On 6 June 1944 Allied forces launched the largest seaborne invasion in history.
Photographer Stuart Wood's collection of portraits and photographs of D-Day veterans pays tribute to those who were part of Operation Overlord.
Peter Smoothey
D-Day 77
George Batts
As a young lad of 18 taking part in the Normandy landings and subsequent campaigns in North East Europe and the Far East, they were the darkest days of one’s life but at the same time, the proudest.

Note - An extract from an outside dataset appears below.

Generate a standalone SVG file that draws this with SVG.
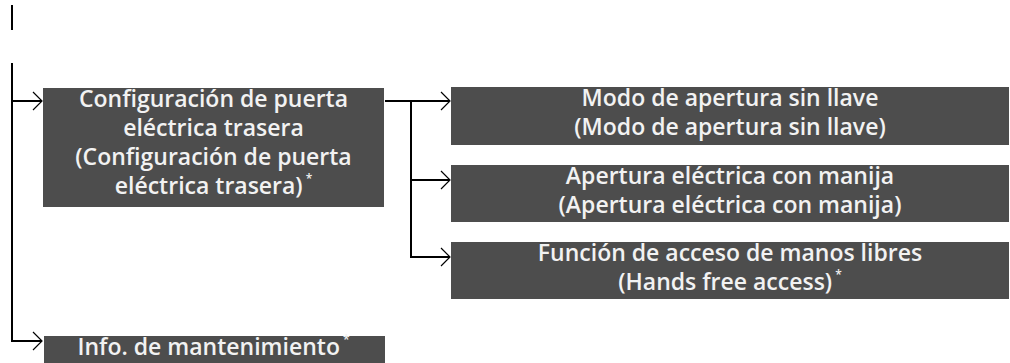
<svg xmlns="http://www.w3.org/2000/svg" width="1010" height="363" viewBox="0 0 1010 363">
<defs>
<style>
.box{fill:#4d4d4d}
.t{font-family:"Open Sans","Liberation Sans",sans-serif;font-weight:600;font-size:23px;fill:#f2f2f2;text-anchor:middle}
.s{font-size:12px}
.ln{fill:none;stroke:#000;stroke-width:2}
.ah{fill:none;stroke:#000;stroke-width:1.2}
</style>
</defs>
<g id="connectors">
<line class="ln" x1="12" y1="5" x2="12" y2="30"/>
<polyline class="ln" points="12,63 12,341 42,341"/>
<line class="ln" x1="12" y1="101" x2="42" y2="101"/>
<line class="ln" x1="385" y1="101" x2="449" y2="101"/>
<polyline class="ln" points="411,101 411,257 449,257"/>
<line class="ln" x1="411" y1="180" x2="449" y2="180"/>
<path class="ah" d="M33,92 L42,101 L33,110"/>
<path class="ah" d="M33,332 L42,341 L33,350"/>
<path class="ah" d="M441,92 L450,101 L441,110"/>
<path class="ah" d="M441,171 L450,180 L441,189"/>
<path class="ah" d="M441,248 L450,257 L441,266"/>
</g>
<g id="node-puerta">
<rect class="box" x="43" y="88" width="341" height="119"/>
<text class="t" x="213.5" y="107">Configuración de puerta</text>
<text class="t" x="213.5" y="136">eléctrica trasera</text>
<text class="t" x="213.5" y="165">(Configuración de puerta</text>
<text class="t" x="213.5" y="194">eléctrica trasera)<tspan class="s" dx="3" dy="-11">*</tspan></text>
</g>
<g id="node-modo">
<rect class="box" x="451" y="87" width="558" height="58"/>
<text class="t" x="730" y="106">Modo de apertura sin llave</text>
<text class="t" x="730" y="135">(Modo de apertura sin llave)</text>
</g>
<g id="node-manija">
<rect class="box" x="451" y="165" width="558" height="57"/>
<text class="t" x="730" y="184">Apertura eléctrica con manija</text>
<text class="t" x="730" y="213">(Apertura eléctrica con manija)</text>
</g>
<g id="node-manos">
<rect class="box" x="451" y="242" width="558" height="57"/>
<text class="t" x="730" y="261">Función de acceso de manos libres</text>
<text class="t" x="730" y="290">(Hands free access)<tspan class="s" dx="3" dy="-11">*</tspan></text>
</g>
<g id="node-info">
<rect class="box" x="44" y="336" width="341" height="27"/>
<text class="t" x="213.5" y="355">Info. de mantenimiento<tspan class="s" dx="3" dy="-11">*</tspan></text>
</g>
</svg>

We who were there will never forget those days and the colleagues we lost.
Thousands of us were involved and after the conflicts many friends and colleagues were left behind on the beaches, the fields and jungles.
These are the real heroes and we must and will always remember them.
Joy Hunter
We used the old big Imperial typewriters that made a lound zing when you pushed the carriage across and sounded a very big bell when you eventually got to the end.
It was on such a machine that I was instructed to type up the full order of battle for Operation Overlord, prior to the landings on the 6 June.
Nanza Hughes
I was a wireless operator at Forest Moor Y station in North Yorkshire, listening in on the German stations and copying down their morse code messages.

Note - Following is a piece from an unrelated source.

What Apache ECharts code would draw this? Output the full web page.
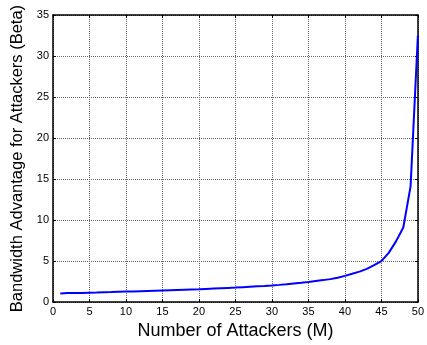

On 5 June I was on the night shift starting midnight until 7am.
Something peculiar happened around 3am, when army intelligence officers had arrived in our set room, which had never happened before. Just after 3am one of our out stations was calling up control, sending a message uncoded in plain German, which was unheard of.
One of the intelligence officers tapped me on the shoulder and told me just to keep writing.
I realised something big was happening if the Germans were not even bothering to encrypt their own messages.
After the message had finished and I had stopped writing, he tapped me on the shoulder again and said, "The invasion has started".
Fred Lee
What upset me most were all the dead soldiers in the sea, one of which had his pay book hanging out. Funny how you remember some of the little things.
When I look back now, we really went through something and survived.
Richard Atkinson

We were in an LST landing craft with the big ramp up.
We could hear everything happening around us, but couldn’t see a thing with the ramp up.
All of a sudden they opened the doors and dropped the ramp. We came off the ramp and onto the beach and were amazed.
Robert Purver
I went in with the Canadians on Juno Beach in the first wave of landings.
My job was to find the quickest routes off the beach and get the soldiers moving to them as soon as possible.

When the landing craft beached and the front lowered, we ran for our lives.
There were Canadians falling and dying all around me. I kept on running.
George Dangerfield
Our ship carried 24 tanks and 200 Canadian troops. By 07.45, a hundred of the men were dead.
That day saw me quickly convert from boyhood to manhood and yet it still breaks my heart every time I talk or think about those boys.
Bernard Morgan
The morning of D-Day and there was constant gun fire over our heads from navy vessels.

We were glad to have survived a memorable day and felt lucky to be alive.
That first night on land was a nightmare. We slept, or tried to sleep, under our vehicles for some protection from crossfire. All night the sky was lit with tracers and heavy gunfire.